[Rows from a dataset of charts and code]
--

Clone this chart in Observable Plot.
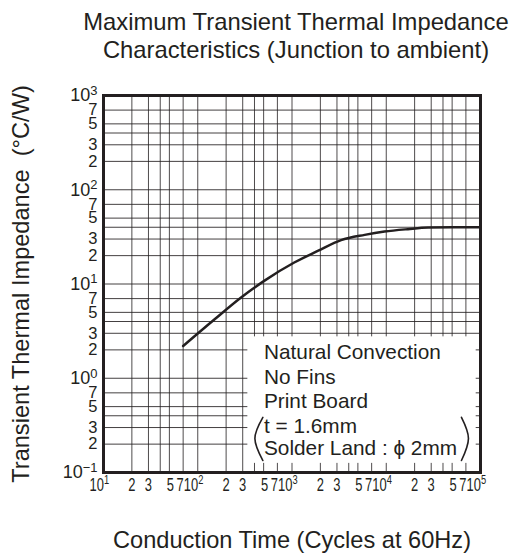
<!DOCTYPE html>
<html><head><meta charset="utf-8">
<script src="https://cdn.jsdelivr.net/npm/d3@7"></script>
<script src="https://cdn.jsdelivr.net/npm/@observablehq/plot@0.6"></script>
<style>
body{margin:0;background:#fff;font-family:"Liberation Sans",Arial,sans-serif;color:#231f20;}
#title{position:relative;width:520px;height:70px;font-size:23.8px;}
#title div{position:absolute;left:72px;right:0;text-align:center;white-space:nowrap;line-height:26px;}
#chart svg{display:block;}
</style></head><body>
<div id="title"><div style="top:9px">Maximum Transient Thermal Impedance</div><div style="top:37px">Characteristics (Junction to ambient)</div></div>
<div id="chart"></div>
<script>
// Curve: conduction time (cycles) vs transient thermal impedance (°C/W)
const curveTime = [70, 150, 286, 507, 1057, 1875, 3320, 5900, 9590, 17000, 27800, 50000, 100000];
const curveZth  = [2.2, 4.2, 7.15, 10.8, 16.9, 22.4, 29.2, 33.2, 36, 38.2, 39.7, 40, 40];

// Grid lines
const xGrid = [10,20,30,40,50,70,100,200,300,400,500,700,1000,2000,3000,4000,5000,7000,10000,20000,30000,40000,50000,70000,100000];
const yGrid = [0.1,0.2,0.3,0.4,0.5,0.7,1,2,3,4,5,7,10,20,30,40,50,70,100,200,300,400,500,700,1000];

// Tick labels
const xTickValues = [10,20,30,50,70,100,200,300,500,700,1000,2000,3000,5000,7000,10000,20000,30000,50000,70000,100000];
const xTickLabels = ["10^1","2","3","5","7","10^2","2","3","5","7","10^3","2","3","5","7","10^4","2","3","5","7","10^5"];
const yTickValues = [0.1,0.2,0.3,0.5,0.7,1,2,3,5,7,10,20,30,50,70,100,200,300,500,700,1000];
const yTickLabels = ["10^\u22121","2","3","5","7","10^0","2","3","5","7","10^1","2","3","5","7","10^2","2","3","5","7","10^3"];

// Legend annotation
const legendLabels = ["Natural Convection","No Fins","Print Board","t = 1.6mm","Solder Land : \u03d5 2mm"];
const legendBaselines = [1.59, 0.863, 0.48, 0.26, 0.155];
const legendX = 504;
const legendBox = {x1: 340, x2: 90000, y1: 0.125, y2: 2.75};
const parenLeft = [{x: 491, y: 0.385}, {x: 404, y: 0.23}, {x: 491, y: 0.134}];
const parenRight = [{x: 62800, y: 0.385}, {x: 74500, y: 0.23}, {x: 62800, y: 0.134}];

const curveData = curveTime.map((t, i) => ({x: t, y: curveZth[i]}));
const xTicks = xTickValues.map((v, i) => ({v, t: xTickLabels[i]}));
const yTicks = yTickValues.map((v, i) => ({v, t: yTickLabels[i]}));
const legendLines = legendLabels.map((label, i) => ({label, y: legendBaselines[i]}));
const ink = "#231f20";
const XTICK_SIZE = 17.5;
const xTickStyle = {x: "v", text: "t", frameAnchor: "bottom", lineAnchor: "bottom", dy: 18, fontSize: XTICK_SIZE, fill: ink};
const yTickStyle = {y: "v", text: "t", frameAnchor: "left", lineAnchor: "middle", dx: -6, textAnchor: "end", fill: ink};

const plot = Plot.plot({
  width: 520, height: 484,
  marginLeft: 103, marginRight: 40, marginTop: 25, marginBottom: 82,
  x: {type: "log", domain: [10, 1e5], axis: null},
  y: {type: "log", domain: [0.1, 1000], axis: null},
  style: {fontFamily: "'Liberation Sans', Arial, sans-serif", background: "white", color: ink},
  marks: [
    Plot.ruleX(xGrid, {stroke: ink, strokeWidth: 1, strokeOpacity: 0.8}),
    Plot.ruleY(yGrid, {stroke: ink, strokeWidth: 1, strokeOpacity: 0.85}),
    Plot.rect([legendBox], {x1: "x1", x2: "x2", y1: "y1", y2: "y2", fill: "white"}),
    Plot.text(legendLines, {x: () => legendX, y: "y", text: "label", textAnchor: "start", lineAnchor: "bottom", fontSize: 20.8, fill: ink}),
    Plot.line(parenLeft, {x: "x", y: "y", curve: "natural", stroke: ink, strokeWidth: 1.6}),
    Plot.line(parenRight, {x: "x", y: "y", curve: "natural", stroke: ink, strokeWidth: 1.6}),
    Plot.line(curveData, {x: "x", y: "y", curve: "monotone-x", stroke: ink, strokeWidth: 2.5}),
    Plot.frame({stroke: ink, strokeWidth: 3}),
    Plot.text(xTicks.filter(d => ["2", "3"].includes(d.t)), {...xTickStyle, textAnchor: "middle"}),
    Plot.text(xTicks.filter(d => d.t === "5"), {...xTickStyle, textAnchor: "middle", dx: 1}),
    Plot.text(xTicks.filter(d => d.t === "7"), {...xTickStyle, textAnchor: "middle", dx: -3}),
    Plot.text(xTicks.filter(d => d.t.includes("^")), {...xTickStyle, dx: -14, textAnchor: "start"}),
    Plot.text(yTicks.filter(d => d.t.includes("^")), {...yTickStyle, fontSize: 18}),
    Plot.text(yTicks.filter(d => !d.t.includes("^")), {...yTickStyle, fontSize: 16.5}),
    Plot.text(["Conduction Time (Cycles at 60Hz)"], {text: d => d, frameAnchor: "bottom", dy: 75, lineAnchor: "bottom", textAnchor: "middle", fontSize: 23.6, fill: ink}),
    Plot.text(["Transient Thermal Impedance\u00a0 (\u00b0C/W)"], {text: d => d, frameAnchor: "left", rotate: -90, dx: -75, lineAnchor: "bottom", textAnchor: "middle", fontSize: 23.6, fill: ink})
  ]
});

// superscript exponents
const NS = "http://www.w3.org/2000/svg";
plot.querySelectorAll("text").forEach(t => {
  if (t.children.length) return;
  const m = t.textContent.match(/^(\d+)\^(.+)$/);
  if (m) {
    t.textContent = m[1];
    const ts = document.createElementNS(NS, "tspan");
    ts.setAttribute("dy", "-0.5em");
    ts.setAttribute("font-size", "0.72em");
    ts.textContent = m[2];
    t.appendChild(ts);
  }
});
// condensed x tick labels
plot.querySelectorAll(`g[font-size="${XTICK_SIZE}"] text`).forEach(t => {
  const tr = t.getAttribute("transform") || "";
  t.setAttribute("transform", tr + " scale(0.74,1)");
});
document.getElementById("chart").appendChild(plot);
</script>
</body></html>
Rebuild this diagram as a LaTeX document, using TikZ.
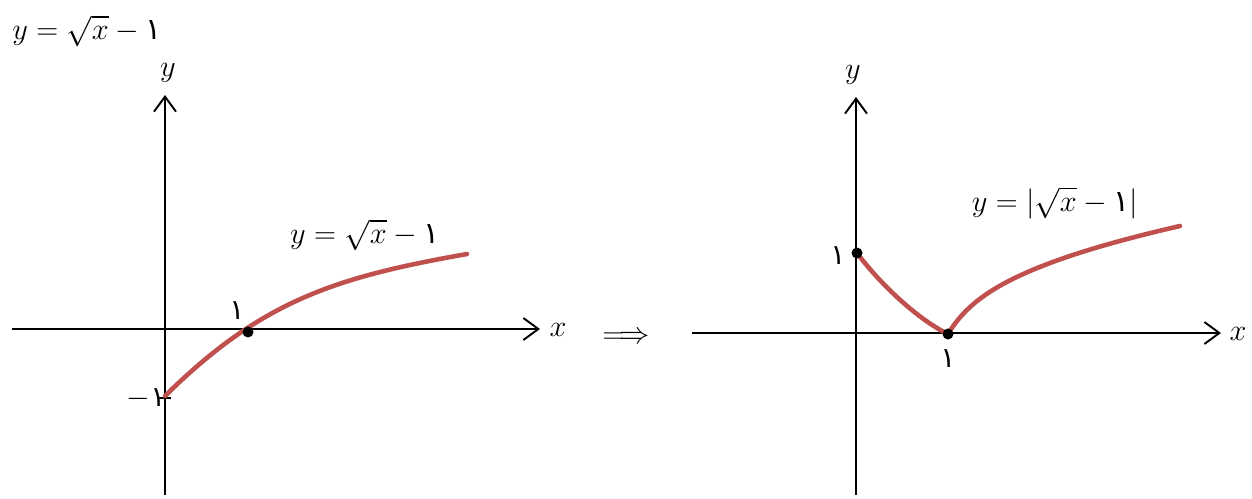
\documentclass[tikz,border=0pt]{standalone}
\usepackage{amsmath}
\usepackage{fontspec}
\newfontfamily\arabicfont[Script=Arabic]{DejaVu Sans}
\usetikzlibrary{arrows.meta}
\definecolor{curvered}{RGB}{192,80,77}
\newcommand{\yek}{\mbox{\arabicfont ١}}

\begin{document}
\begin{tikzpicture}[
    x=0.02cm, y=-0.02cm,
    axis/.style={line width=1.1pt, -{Straight Barb[length=0.3cm, width=0.44cm, line width=1.1pt]}},
    graph/.style={draw=curvered, line width=2.6pt, line cap=round},
    pt/.style={circle, fill=black, inner sep=0pt, minimum size=0.22cm},
    lbl/.style={font=\fontsize{16}{19}\selectfont, inner sep=1pt},
    eq/.style={font=\fontsize{17}{20}\selectfont, inner sep=0pt}
]
\useasboundingbox (0,0) rectangle (1252,498);

% Title
\node[eq, anchor=west] (title) at (12,31) {$y=\sqrt{x}-\yek$};

% Left graph: axes
\coordinate (lxs) at (12,329);
\coordinate (lxe) at (540,329);
\coordinate (lys) at (165,495);
\coordinate (lye) at (165,95);
\draw[axis] (lxs) -- (lxe);
\draw[axis] (lys) -- (lye);
\node[lbl] (lx) at (558,330) {$x$};
\node[lbl] (ly) at (168,73) {$y$};

% Left graph: tick at -1
\coordinate (tka) at (159,398);
\coordinate (tkb) at (171,398);
\draw[line width=1.1pt] (tka) -- (tkb);
\node[lbl] (lmone) at (146,399) {$-\yek$};

% Left graph: curve
\coordinate (la) at (165,396);
\coordinate (lb) at (467,254);
\draw[graph] (la) .. controls (262,300) and (337,277) .. (lb);
\node[pt] (lp) at (248,332) {};
\node[lbl] (lone) at (237,311) {\yek};
\node[eq] (leq) at (365,235) {$y=\sqrt{x}-\yek$};

% Implication
\node[eq] (impl) at (626,338) {$\Longrightarrow$};

% Right graph: axes
\coordinate (rxs) at (692,333);
\coordinate (rxe) at (1221,333);
\coordinate (rys) at (856,495);
\coordinate (rye) at (856,97);
\draw[axis] (rxs) -- (rxe);
\draw[axis] (rys) -- (rye);
\node[lbl] (rx) at (1238,334) {$x$};
\node[lbl] (ry) at (853,75) {$y$};

% Right graph: curve
\coordinate (ra) at (857,253);
\coordinate (rb) at (948,334);
\coordinate (rc) at (1180,226);
\draw[graph] (ra) .. controls (877,280) and (915,318) .. (rb);
\draw[graph] (rb) .. controls (970,298) and (1010,265) .. (rc);
\node[pt] (rp1) at (ra) {};
\node[pt] (rp2) at (rb) {};
\node[lbl] (rone1) at (838,256) {\yek};
\node[lbl] (rone2) at (948,359) {\yek};
\node[eq] (req) at (1055,203) {$y=\left|\sqrt{x}-\yek\right|$};

\end{tikzpicture}
\end{document}
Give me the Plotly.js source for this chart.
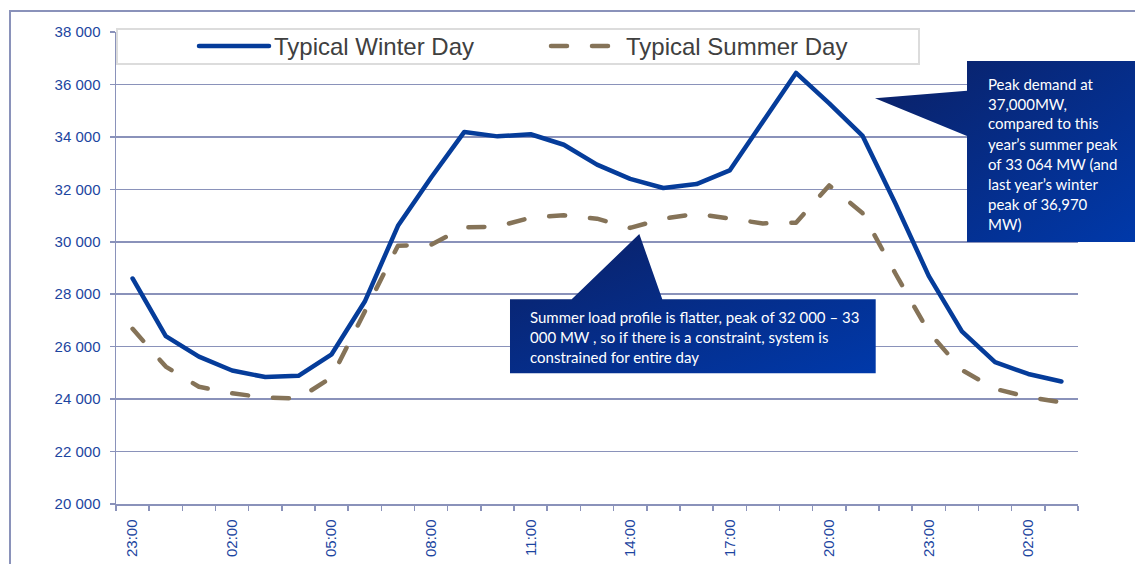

--

* _TASK REQUIREMENTS_
Copy exactly the stretch of lines from the one containing "Rebuild this diagram" through the one containing "(ly) at (168,73)", both included. Leave out any pictures.

* _TASK RESULT_
Rebuild this diagram as a LaTeX document, using TikZ.
\documentclass[tikz,border=0pt]{standalone}
\usepackage{amsmath}
\usepackage{fontspec}
\newfontfamily\arabicfont[Script=Arabic]{DejaVu Sans}
\usetikzlibrary{arrows.meta}
\definecolor{curvered}{RGB}{192,80,77}
\newcommand{\yek}{\mbox{\arabicfont ١}}

\begin{document}
\begin{tikzpicture}[
    x=0.02cm, y=-0.02cm,
    axis/.style={line width=1.1pt, -{Straight Barb[length=0.3cm, width=0.44cm, line width=1.1pt]}},
    graph/.style={draw=curvered, line width=2.6pt, line cap=round},
    pt/.style={circle, fill=black, inner sep=0pt, minimum size=0.22cm},
    lbl/.style={font=\fontsize{16}{19}\selectfont, inner sep=1pt},
    eq/.style={font=\fontsize{17}{20}\selectfont, inner sep=0pt}
]
\useasboundingbox (0,0) rectangle (1252,498);

% Title
\node[eq, anchor=west] (title) at (12,31) {$y=\sqrt{x}-\yek$};

% Left graph: axes
\coordinate (lxs) at (12,329);
\coordinate (lxe) at (540,329);
\coordinate (lys) at (165,495);
\coordinate (lye) at (165,95);
\draw[axis] (lxs) -- (lxe);
\draw[axis] (lys) -- (lye);
\node[lbl] (lx) at (558,330) {$x$};
\node[lbl] (ly) at (168,73) {$y$};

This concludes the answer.